There are also concerns about SME indebtedness and their capacity to promote the recovery if support measures are unwound rapidly, with potentially long-lasting effects on the economy that would follow a potential wave of bankruptcies. Governments will need to ensure timely debt restructurings for viable firms, and the implementation of efficient liquidation procedures to ensure that resources are not misallocated to structurally unviable businesses. In this context, countries are increasingly using non-debt support mechanisms to alleviate SME debt in the long term, as well as government-backed loans with flexible repayment conditions.

The pace of the recovery will also depend on SMEs’ ability to access appropriate and diversified sources of financing. In this context, emerging global trends in sustainable finance, with the aim of incorporating environmental, social and governance (ESG) considerations in investment plans, are fast becoming mainstream. This raises new opportunities for SMEs able to demonstrate ESG performance, especially to investors, but also challenges for those firms not able to do so.

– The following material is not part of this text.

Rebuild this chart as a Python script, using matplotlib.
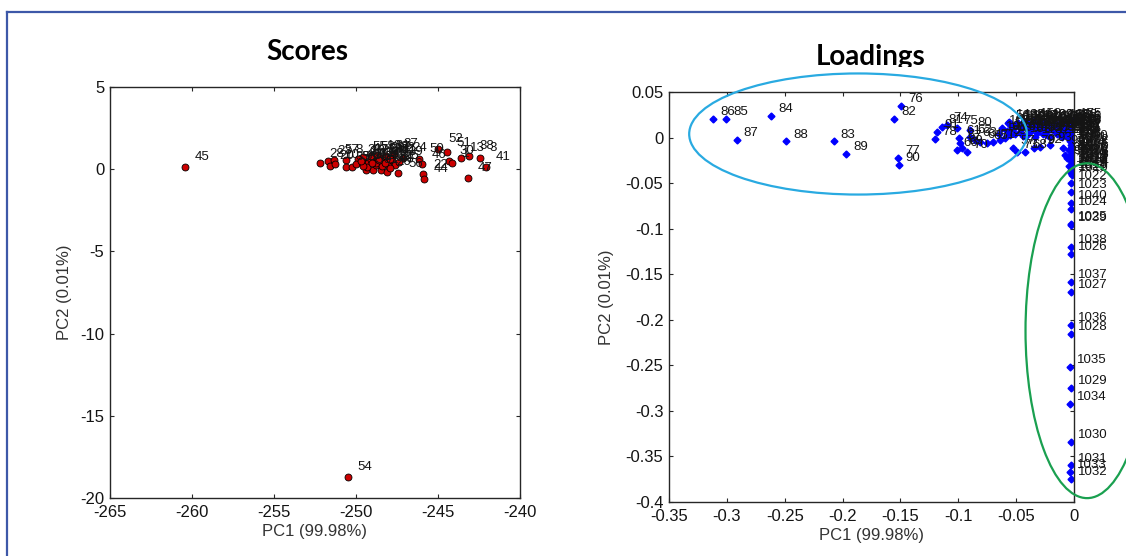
"""PCA scores / loadings figure (two MATLAB-style panels with outline ellipses)."""
import matplotlib
matplotlib.use("Agg")
import matplotlib.pyplot as plt
from matplotlib.patches import Ellipse
from matplotlib.lines import Line2D
from matplotlib.transforms import Bbox, TransformedBbox

plt.rcParams["font.family"] = ["Liberation Sans", "DejaVu Sans"]
plt.rcParams["axes.unicode_minus"] = False

# ---- scores (samples) ----
SCORE_LABELS = ["28", "23", "20", "57", "10", "8", "35", "36", "2", "4",
                "5", "6", "7", "9", "11", "12", "14", "15", "17", "19",
                "21", "25", "26", "37", "24", "56", "50", "46", "22", "44",
                "52", "51", "30", "1", "13", "38", "3", "41", "47", "45",
                "54", "55", "58", "29", "31", "32", "33", "34", "39", "40",
                "42", "43", "48", "16", "27", "18", "49", "53", "59", "60"]
SCORE_PC1 = [-252.20, -251.73, -251.59, -251.32, -251.28, -250.61, -250.61, -250.26, -249.76, -249.55,
             -249.39, -249.25, -249.10, -248.95, -248.78, -248.64, -248.49, -248.34, -248.17, -248.03,
             -247.82, -247.62, -248.13, -247.70, -247.13, -247.42, -246.14, -245.99, -245.90, -245.85,
             -244.98, -244.47, -244.31, -244.16, -243.62, -243.09, -242.44, -242.07, -243.15, -260.43,
             -250.48, -249.57, -249.08, -248.50, -248.20, -247.90, -249.90, -248.80, -247.40, -250.00,
             -249.30, -248.40, -247.90, -248.70, -249.60, -249.70, -249.00, -248.60, -248.25, -247.95]
SCORE_PC2 = [0.35, 0.51, 0.20, 0.55, 0.29, 0.55, 0.14, 0.14, 0.45, 0.65,
             -0.02, 0.35, 0.55, -0.02, 0.24, 0.65, -0.06, 0.45, 0.75, 0.24,
             0.55, 0.24, -0.16, 0.95, 0.67, -0.26, 0.65, 0.29, -0.32, -0.57,
             1.22, 1.02, 0.49, 0.35, 0.69, 0.79, 0.69, 0.14, -0.53, 0.13,
             -18.70, 0.75, 0.78, 0.70, 0.80, 0.70, 0.60, 0.40, 0.45, 0.30,
             0.15, 0.20, 0.05, 0.85, 0.20, 0.50, 0.35, 0.55, 0.40, 0.60]
SCORE_XTICKS = [-265, -260, -255, -250, -245, -240]
SCORE_YTICKS = [5, 0, -5, -10, -15, -20]

# ---- loadings (variables) ----
LOAD_LABELS = ["86", "85", "84", "87", "88", "83", "89", "82", "76", "77", "90",
               "78", "91", "81", "74", "75", "80", "66", "69", "70", "61", "67",
               "62", "63", "64", "65", "71", "72", "59", "58", "57", "73", "68",
               "79", "92", "93", "94", "95", "96", "56", "142", "143", "169",
               "1020", "1021", "1022", "1023", "1040", "1024", "1025", "1039", "1038",
               "1026", "1037", "1027", "1036", "1028", "1035", "1029", "1034", "1030",
               "1031", "1033", "1032"]
LOAD_PC1 = [-0.3116, -0.3006, -0.2619, -0.2913, -0.2488, -0.2078, -0.1969, -0.1556, -0.1494, -0.1522, -0.1513,
            -0.1200, -0.1181, -0.1143, -0.1100, -0.1015, -0.0898, -0.1013, -0.0970, -0.0927, -0.0994, -0.0985,
            -0.0898, -0.0855, -0.0812, -0.0754, -0.0697, -0.0639, -0.0596, -0.0553, -0.0524, -0.0495, -0.0423,
            -0.0350, -0.0293, -0.0207, -0.0092, -0.0078, -0.0063, -0.0570, -0.0480, -0.0400, -0.0250,
            -0.0026, -0.0030, -0.0024, -0.0028, -0.0022, -0.0026, -0.0030, -0.0025, -0.0028,
            -0.0026, -0.0024, -0.0026, -0.0030, -0.0028, -0.0035, -0.0030, -0.0032, -0.0028,
            -0.0030, -0.0032, -0.0030]
LOAD_PC2 = [0.0207, 0.0207, 0.0234, -0.0028, -0.0043, -0.0043, -0.0180, 0.0207, 0.0348, -0.0223, -0.0305,
            -0.0020, 0.0057, 0.0119, 0.0137, 0.0100, 0.0082, -0.0137, -0.0119, -0.0156, -0.0009, -0.0064,
            0.0009, -0.0027, -0.0046, -0.0064, -0.0046, -0.0027, -0.0009, 0.0027, -0.0119, -0.0156, -0.0156,
            -0.0119, -0.0101, -0.0082, -0.0119, -0.0192, -0.0229, 0.0160, 0.0160, 0.0165, 0.0170,
            -0.0328, -0.0394, -0.0503, -0.0595, -0.0723, -0.0789, -0.0950, -0.0960, -0.1200,
            -0.1273, -0.1584, -0.1694, -0.2060, -0.2152, -0.2518, -0.2749, -0.2921, -0.3343,
            -0.3599, -0.3672, -0.3745]

# dense block of near-zero loadings (labels overlap into a black mass)
DENSE_LABELS = [str(n) for n in
                [101, 102, 103, 104, 105, 106, 107, 108, 109, 110, 111, 112, 113, 114, 115, 116,
                 117, 118, 119, 120, 121, 122, 123, 124, 125, 126, 127, 128, 129, 130, 131, 132,
                 133, 134, 135, 136, 137, 138, 139, 140, 141, 144, 145, 146, 147, 148,
                 149, 150, 151, 152, 153, 154, 155, 156, 157, 158, 159, 160, 161, 162, 163,
                 164, 165, 166, 167, 168, 170, 171, 172, 173, 174, 175, 176, 177, 178, 179,
                 1000, 1001, 1002, 1003, 1004, 1005, 1006, 1007, 1008, 1009, 1010, 1011,
                 1012, 1013, 1014, 1015, 996, 997, 998, 999, 1016, 1017, 1018, 1019]]
DENSE_PC1 = [-0.065, -0.062, -0.058, -0.054, -0.051, -0.049, -0.046, -0.044, -0.042, -0.040,
             -0.038, -0.036, -0.034, -0.033, -0.031, -0.029, -0.027, -0.026, -0.024, -0.022,
             -0.021, -0.019, -0.018, -0.016, -0.015, -0.013, -0.012, -0.011, -0.010, -0.009,
             -0.008, -0.007, -0.006, -0.005, -0.005, -0.004, -0.004, -0.003, -0.003, -0.002,
             -0.002, -0.002, -0.001, -0.001, -0.001, -0.001,
             -0.056, -0.053, -0.050, -0.047, -0.045, -0.043, -0.041, -0.039, -0.037, -0.035,
             -0.032, -0.030, -0.028, -0.025, -0.023, -0.020, -0.017, -0.014, -0.012, -0.010,
             -0.008, -0.006, -0.004, -0.003, -0.002, -0.001, -0.0015, -0.0025, -0.0035, -0.001,
             -0.002, -0.003, -0.001, -0.002, -0.004, -0.001, -0.002, -0.003, -0.001, -0.002,
             -0.003, -0.001, -0.002, -0.004, -0.001, -0.003,
             -0.001, -0.003, -0.002, -0.004, -0.001, -0.002, -0.003, -0.002]
DENSE_PC2 = [0.004, 0.010, 0.007, 0.012, 0.004, 0.014, 0.009, 0.002, 0.015, 0.011,
             0.006, 0.016, 0.001, 0.012, 0.008, 0.015, 0.004, 0.011, 0.007, 0.015,
             0.001, 0.012, 0.008, 0.014, 0.004, 0.010, 0.016, 0.006, 0.001, 0.012,
             0.008, 0.015, 0.003, 0.011, 0.006, 0.014, -0.001, 0.009, 0.004, 0.012,
             0.007, 0.001, 0.015, 0.010, 0.005, -0.003,
             0.017, 0.009, 0.015, 0.006, 0.012, 0.017, 0.003, 0.013, 0.009, 0.018,
             0.005, 0.013, 0.010, 0.017, 0.003, 0.009, 0.016, 0.007, 0.013, 0.017,
             0.004, 0.010, 0.017, 0.002, 0.016, 0.018, 0.003, -0.002, -0.004, 0.012,
             -0.006, -0.008, -0.010, -0.012, -0.014, -0.016, -0.018, -0.020, -0.022, -0.024,
             -0.026, -0.028, -0.030, -0.031, -0.034, -0.036,
             -0.005, -0.011, -0.017, -0.021, -0.027, -0.032, -0.038, -0.041]
LOAD_XTICKS = [-0.35, -0.3, -0.25, -0.2, -0.15, -0.1, -0.05, 0]
LOAD_XTICKLABELS = ["-0.35", "-0.3", "-0.25", "-0.2", "-0.15", "-0.1", "-0.05", "0"]
LOAD_YTICKS = [0.05, 0, -0.05, -0.1, -0.15, -0.2, -0.25, -0.3, -0.35, -0.4]
LOAD_YTICKLABELS = ["0.05", "0", "-0.05", "-0.1", "-0.15", "-0.2", "-0.25", "-0.3", "-0.35", "-0.4"]

W, H = 1126, 556
TXT = "#141414"


def style_axes(ax):
    for sp in ax.spines.values():
        sp.set_color("#262626")
        sp.set_linewidth(1.0)
    ax.tick_params(direction="in", length=3, width=0.8, top=True, right=True,
                   labelsize=12, labelcolor=TXT, color="#262626")
    ax.tick_params(axis="x", pad=5)
    ax.tick_params(axis="y", pad=4)


fig = plt.figure(figsize=(W / 100, H / 100), dpi=100)

# slide frame
fig.add_artist(Line2D([7 / W, 1], [1 - 12 / H, 1 - 12 / H], color="#3d58a8", lw=1.6))
fig.add_artist(Line2D([7 / W, 7 / W], [0, 1 - 12 / H], color="#3d58a8", lw=1.6))

# ---------------- Scores ----------------
ax1 = fig.add_axes([110 / W, 1 - 498 / H, 410 / W, 411 / H])
ax1.plot(SCORE_PC1, SCORE_PC2, "o", ms=5, mfc="#cc0000", mec="black", mew=0.6)
for lbl, x, y in zip(SCORE_LABELS, SCORE_PC1, SCORE_PC2):
    ax1.annotate(lbl, (x, y), xytext=(7, 7), textcoords="offset points",
                 fontsize=9.5, color=TXT, ha="left", va="center")
ax1.set_xlim(-265, -240)
ax1.set_ylim(-20, 5)
ax1.set_xticks(SCORE_XTICKS)
ax1.set_yticks(SCORE_YTICKS)
ax1.set_xlabel("PC1 (99.98%)", fontsize=12, color="#333333", labelpad=3)
ax1.set_ylabel("PC2 (0.01%)", fontsize=12, color="#333333", labelpad=6)
style_axes(ax1)

# ---------------- Loadings ----------------
ax2 = fig.add_axes([669 / W, 1 - 502 / H, 405 / W, 410 / H])
ax2.plot(DENSE_PC1, DENSE_PC2, "D", ms=3.5, color="blue")
ax2.plot(LOAD_PC1, LOAD_PC2, "D", ms=3.5, color="blue")
for lbl, x, y in list(zip(DENSE_LABELS, DENSE_PC1, DENSE_PC2)) + \
        list(zip(LOAD_LABELS, LOAD_PC1, LOAD_PC2)):
    ax2.annotate(lbl, (x, y), xytext=(5, 5), textcoords="offset points",
                 fontsize=9.5, color=TXT, ha="left", va="center")
ax2.set_xlim(-0.35, 0)
ax2.set_ylim(-0.4, 0.05)
ax2.set_xticks(LOAD_XTICKS)
ax2.set_xticklabels(LOAD_XTICKLABELS)
ax2.set_yticks(LOAD_YTICKS)
ax2.set_yticklabels(LOAD_YTICKLABELS)
ax2.set_xlabel("PC1 (99.98%)", fontsize=12, color="#333333", labelpad=3)
ax2.set_ylabel("PC2 (0.01%)", fontsize=12, color="#333333", labelpad=8)
style_axes(ax2)

# highlight ellipses
ax2.add_patch(Ellipse((-0.1866, 0.0039), 0.2919, 0.1329, fill=False,
                      ec="#29aae1", lw=1.6, clip_on=False, zorder=10))
ax2.add_patch(Ellipse((0.0113, -0.2120), 0.1064, 0.3675, fill=False,
                      ec="#1aa050", lw=1.6, clip_on=False, zorder=10))

# titles
fig.text(307.7 / W, 1 - 60 / H, "Scores", fontsize=20, fontweight="bold",
         family="Lato", ha="center", va="baseline", color="black")
t = fig.text(870.7 / W, 1 - 65 / H, "Loadings", fontsize=20, fontweight="bold",
             family="Lato", ha="center", va="baseline", color="black")
t.set_clip_box(TransformedBbox(Bbox([[0, 1 - 66.5 / H], [1, 1]]), fig.transFigure))
t.set_clip_on(True)

fig.savefig("out.png", dpi=100)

The pandemic, and in its wake a greater appreciation of resilience, may also result in a reconfiguration of international supply chains and investments. Even if not directly exporting, many SMEs are affected by changes in GVCs through their buyer-supplier networks. As a result of lockdowns that affected supply or demand upstream or downstream in their value chains, many small businesses suffered product shortages and price volatility. Those value chains where inputs were difficult to substitute were hit particularly hard, making specialisation (previously an asset for many SMEs that had successfully integrated GVCs pre-crisis) a source of vulnerability. Building resilience requires some diversification in sourcing and production locations, a strategy that is harder to adopt for smaller firms. This may also involve divestments by MNEs from some locations, but expansions in others, creating both risks and opportunities for SMEs. In some countries and regions, the crisis has also re-ignited debates about industrial sovereignty, with some now developing reshoring strategies, built around resilience of strategic SMEs and industries.

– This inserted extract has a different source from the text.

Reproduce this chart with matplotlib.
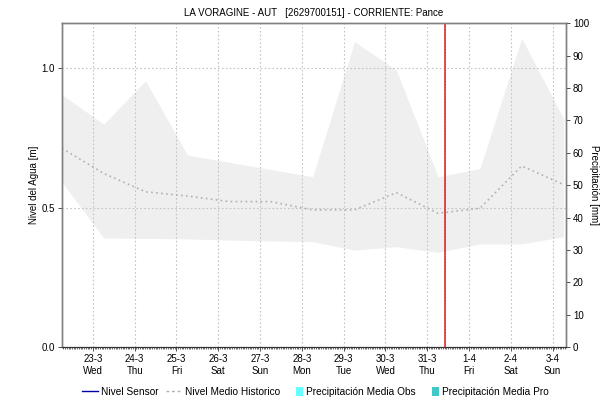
import matplotlib
matplotlib.use("Agg")
import matplotlib.pyplot as plt
from matplotlib.lines import Line2D
from matplotlib.patches import Patch, Rectangle
from matplotlib.legend_handler import HandlerPatch
from matplotlib.ticker import MultipleLocator
import numpy as np

plt.rcParams['font.family'] = ['Liberation Sans', 'DejaVu Sans']

# Day labels (tick positions are whole days, 23-3 = 0)
day_labels = ["23-3\nWed", "24-3\nThu", "25-3\nFri", "26-3\nSat", "27-3\nSun", "28-3\nMon",
              "29-3\nTue", "30-3\nWed", "31-3\nThu", "1-4\nFri", "2-4\nSat", "3-4\nSun"]

# Historical series: one sample per day, starting 0.74 day before 23-3
hist_time = [-0.74, 0.26, 1.26, 2.26, 3.26, 4.26, 5.26, 6.26, 7.26, 8.26, 9.26, 10.26, 11.26]
hist_max = [0.905, 0.80, 0.956, 0.689, 0.663, 0.637, 0.611, 1.096, 0.994, 0.611, 0.641, 1.108, 0.82]
hist_min = [0.592, 0.391, 0.390, 0.388, 0.384, 0.381, 0.378, 0.348, 0.360, 0.340, 0.370, 0.370, 0.396]
hist_mean = [0.713, 0.623, 0.557, 0.542, 0.522, 0.522, 0.492, 0.492, 0.554, 0.480, 0.498, 0.650, 0.583]

# Current time marker
now_time = 8.42

fig = plt.figure(figsize=(6.07, 4.05), dpi=100)
ax = fig.add_axes([0.1021, 0.1432, 0.8304, 0.7993])
ax2 = ax.twinx()

ax.fill_between(hist_time, hist_min, hist_max, color="#efefef", lw=0, zorder=1)
ax.plot(hist_time, hist_mean, color="#b0b0b0", lw=1.2, ls=(0, (1, 2)), zorder=3)

ax.axvline(now_time, color="#e03030", lw=1.2, zorder=4)
ax.axvline(now_time, color="#555555", lw=0.6, ls=(0, (1, 2.5)), zorder=5)

ax.set_xlim(-0.74, 11.32)
ax.set_ylim(0, 1.162)
ax2.set_ylim(0, 100)

ax.set_xticks(range(len(day_labels)))
ax.set_xticklabels(day_labels, fontsize=7)
ax.xaxis.set_minor_locator(MultipleLocator(1 / 24))
ax.tick_params(axis="x", which="major", length=3, width=0.6, color="#333333", pad=2)
ax.tick_params(axis="x", which="minor", length=1.5, width=0.5, color="#333333")

ax.set_yticks([0.0, 0.5, 1.0])
ax.set_yticklabels(["0.0", "0.5", "1.0"], fontsize=7)
ax.tick_params(axis="y", length=3, width=0.6, color="#333333", pad=2)
ax2.set_yticks(np.arange(0, 101, 10))
ax2.tick_params(axis="y", labelsize=7, length=3, width=0.6, color="#333333", pad=2)

ax.grid(True, which="major", color="#c4c4c4", lw=0.8, ls=(0, (1.5, 2)))
ax.set_axisbelow(False)
for a in (ax, ax2):
    for side in ("left", "right", "top"):
        a.spines[side].set_color("#808080")
        a.spines[side].set_linewidth(1.0)
    a.spines["bottom"].set_color("#333333")
    a.spines["bottom"].set_linewidth(0.8)

ax.set_ylabel("Nivel del Agua [m]", fontsize=7, labelpad=2)
ax2.set_ylabel("Precipitación [mm]", fontsize=7, rotation=-90, labelpad=7)

fig.text(0.517, 0.968, "LA VORAGINE - AUT   [2629700151] - CORRIENTE: Pance",
         ha="center", va="center", fontsize=7)


def narrow_box(legend, orig_handle, xdescent, ydescent, width, height, fontsize):
    h = height * 1.3
    return Rectangle((width - 0.45 * width - xdescent, -ydescent - (h - height) / 2),
                     0.45 * width, h)


handles = [
    Line2D([], [], color="#0000aa", lw=1.0),
    Line2D([], [], color="#b0b0b0", lw=1.0, ls=(0, (2, 2))),
    Patch(facecolor="#66ffff", edgecolor="none"),
    Patch(facecolor="#40c8c8", edgecolor="none"),
]
labels = ["Nivel Sensor", "Nivel Medio Historico", "Precipitación Media Obs", "Precipitación Media Pro"]
fig.legend(handles, labels, loc="center", bbox_to_anchor=(0.52, 0.032), ncol=4, frameon=False,
           fontsize=7.3, handlelength=1.5, handletextpad=0.3, columnspacing=0.8,
           handler_map={Patch: HandlerPatch(patch_func=narrow_box)})

fig.savefig("out.png", dpi=100)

Whilst the accelerated uptake of digital tools by SMEs is welcome and will help to close long-standing productivity gaps, its pace has also left many small firms vulnerable to cyber-attacks. Moreover, many continue to lag behind in the digital transformation, especially the self-employed and micro-firms (with around 60% citing adaptation costs as a barrier). In addition, gaps have widened further between SMEs in digitally-intensive sectors and those in low-digital sectors. Solutions and policies to address investment gaps and technological locks-in, as well as efforts to improve SME digital skills, data culture and digital security are all essential to fully leverage the transformative potential of digital tools for all firms.

As part of their recovery packages, governments have placed a high priority on digitalising, reskilling and greening economies. Many are proactively strengthening the scope for e-commerce and e-government services, supporting teleworking and digital security in SMEs, and acting as facilitators in connecting SMEs with innovation and knowledge networks and digital solutions providers. In addition, in many countries, support to start-ups and scale ups has been extended, not only to help overcome liquidity constraints, but also to access innovation and growth capital. Governments are also using the crisis as an opportunity to accelerate the transition towards a greener and circular economy, with massive plans for the greening of SME activities, sometimes twinned with the digital agenda.

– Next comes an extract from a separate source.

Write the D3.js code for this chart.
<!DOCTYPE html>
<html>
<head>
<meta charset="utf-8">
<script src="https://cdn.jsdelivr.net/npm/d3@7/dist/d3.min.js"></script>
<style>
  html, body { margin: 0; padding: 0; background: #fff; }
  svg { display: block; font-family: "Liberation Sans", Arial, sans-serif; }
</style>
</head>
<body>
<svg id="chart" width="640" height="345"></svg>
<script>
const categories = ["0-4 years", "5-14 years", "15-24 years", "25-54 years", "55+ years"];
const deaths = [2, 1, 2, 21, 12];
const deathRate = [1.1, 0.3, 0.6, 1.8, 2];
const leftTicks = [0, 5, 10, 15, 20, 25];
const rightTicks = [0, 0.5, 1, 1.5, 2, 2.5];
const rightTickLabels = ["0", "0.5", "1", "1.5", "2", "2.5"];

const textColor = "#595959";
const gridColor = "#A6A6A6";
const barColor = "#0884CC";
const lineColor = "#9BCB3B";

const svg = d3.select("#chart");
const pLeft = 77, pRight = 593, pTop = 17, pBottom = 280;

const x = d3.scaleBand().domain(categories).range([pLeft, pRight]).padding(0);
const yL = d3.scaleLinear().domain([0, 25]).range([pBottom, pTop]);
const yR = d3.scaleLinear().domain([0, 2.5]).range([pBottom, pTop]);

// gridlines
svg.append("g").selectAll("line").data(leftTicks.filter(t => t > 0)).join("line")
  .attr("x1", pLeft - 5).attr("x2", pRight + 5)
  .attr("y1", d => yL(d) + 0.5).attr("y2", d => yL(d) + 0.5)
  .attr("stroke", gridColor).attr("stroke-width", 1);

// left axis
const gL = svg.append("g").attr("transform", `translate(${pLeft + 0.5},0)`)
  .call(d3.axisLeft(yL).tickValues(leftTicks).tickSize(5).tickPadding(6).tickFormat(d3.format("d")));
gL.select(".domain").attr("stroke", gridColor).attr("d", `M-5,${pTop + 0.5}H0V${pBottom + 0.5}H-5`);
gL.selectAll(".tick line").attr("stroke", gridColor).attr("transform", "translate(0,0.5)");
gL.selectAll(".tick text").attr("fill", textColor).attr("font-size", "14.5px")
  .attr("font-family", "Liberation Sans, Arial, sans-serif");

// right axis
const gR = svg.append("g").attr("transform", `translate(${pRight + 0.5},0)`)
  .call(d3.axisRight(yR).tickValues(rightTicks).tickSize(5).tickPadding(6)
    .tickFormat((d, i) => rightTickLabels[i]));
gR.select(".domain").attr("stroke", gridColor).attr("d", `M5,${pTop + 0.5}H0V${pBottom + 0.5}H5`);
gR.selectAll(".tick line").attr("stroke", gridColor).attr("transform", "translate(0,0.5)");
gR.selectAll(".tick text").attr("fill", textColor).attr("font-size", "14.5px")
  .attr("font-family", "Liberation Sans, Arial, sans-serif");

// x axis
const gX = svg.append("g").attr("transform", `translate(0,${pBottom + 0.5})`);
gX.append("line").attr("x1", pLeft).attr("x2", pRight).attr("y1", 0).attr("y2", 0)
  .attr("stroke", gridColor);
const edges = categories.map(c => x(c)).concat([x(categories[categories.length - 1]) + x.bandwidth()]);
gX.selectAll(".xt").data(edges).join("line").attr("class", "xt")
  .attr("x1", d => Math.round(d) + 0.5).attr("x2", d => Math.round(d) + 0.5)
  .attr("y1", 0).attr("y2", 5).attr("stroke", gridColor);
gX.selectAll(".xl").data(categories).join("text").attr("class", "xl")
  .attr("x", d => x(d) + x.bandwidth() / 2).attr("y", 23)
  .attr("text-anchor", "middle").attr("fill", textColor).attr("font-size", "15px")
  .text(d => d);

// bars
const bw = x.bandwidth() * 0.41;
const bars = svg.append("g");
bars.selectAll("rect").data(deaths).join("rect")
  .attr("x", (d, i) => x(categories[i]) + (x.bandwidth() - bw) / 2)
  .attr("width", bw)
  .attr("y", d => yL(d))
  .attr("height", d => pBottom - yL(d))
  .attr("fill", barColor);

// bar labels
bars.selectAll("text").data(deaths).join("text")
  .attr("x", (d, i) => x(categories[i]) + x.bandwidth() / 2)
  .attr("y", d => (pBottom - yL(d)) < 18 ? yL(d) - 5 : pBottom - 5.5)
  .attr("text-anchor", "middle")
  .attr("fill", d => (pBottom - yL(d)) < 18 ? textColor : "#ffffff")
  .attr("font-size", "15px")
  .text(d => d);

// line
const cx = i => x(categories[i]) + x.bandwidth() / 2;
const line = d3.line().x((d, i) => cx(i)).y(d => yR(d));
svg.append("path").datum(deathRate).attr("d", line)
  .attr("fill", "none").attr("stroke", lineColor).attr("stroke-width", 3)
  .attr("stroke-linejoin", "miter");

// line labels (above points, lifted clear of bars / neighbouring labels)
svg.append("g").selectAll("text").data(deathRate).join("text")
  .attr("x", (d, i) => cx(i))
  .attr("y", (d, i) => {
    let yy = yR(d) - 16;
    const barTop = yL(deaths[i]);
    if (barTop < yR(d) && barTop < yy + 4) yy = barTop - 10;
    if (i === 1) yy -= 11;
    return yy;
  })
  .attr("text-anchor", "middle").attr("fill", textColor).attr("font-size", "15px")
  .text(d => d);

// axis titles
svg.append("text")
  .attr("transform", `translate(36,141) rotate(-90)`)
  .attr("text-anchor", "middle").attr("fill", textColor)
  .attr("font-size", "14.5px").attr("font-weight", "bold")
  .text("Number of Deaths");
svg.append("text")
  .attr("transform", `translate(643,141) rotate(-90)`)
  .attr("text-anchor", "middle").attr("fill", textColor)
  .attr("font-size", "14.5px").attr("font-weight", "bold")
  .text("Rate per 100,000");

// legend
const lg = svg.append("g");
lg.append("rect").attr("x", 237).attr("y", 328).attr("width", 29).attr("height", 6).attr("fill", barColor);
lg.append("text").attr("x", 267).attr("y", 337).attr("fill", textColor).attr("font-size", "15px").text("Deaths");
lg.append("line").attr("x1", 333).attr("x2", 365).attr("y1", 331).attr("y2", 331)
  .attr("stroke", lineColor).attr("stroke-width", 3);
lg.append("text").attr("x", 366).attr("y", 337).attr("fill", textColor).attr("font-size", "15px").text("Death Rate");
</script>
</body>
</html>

Within these strategies, there is also a much greater appreciation of the efficacy of SME and entrepreneurship recovery packages that have an explicit territorial (sub-national) dimension. Not only to account for the local nature and influence of SMEs and entrepreneurs, or to design and deliver public services in closer connection with their user bases, but also because of the high potential to capitalise on place-based policies with effective governance mechanisms to avoid inefficiencies in public action.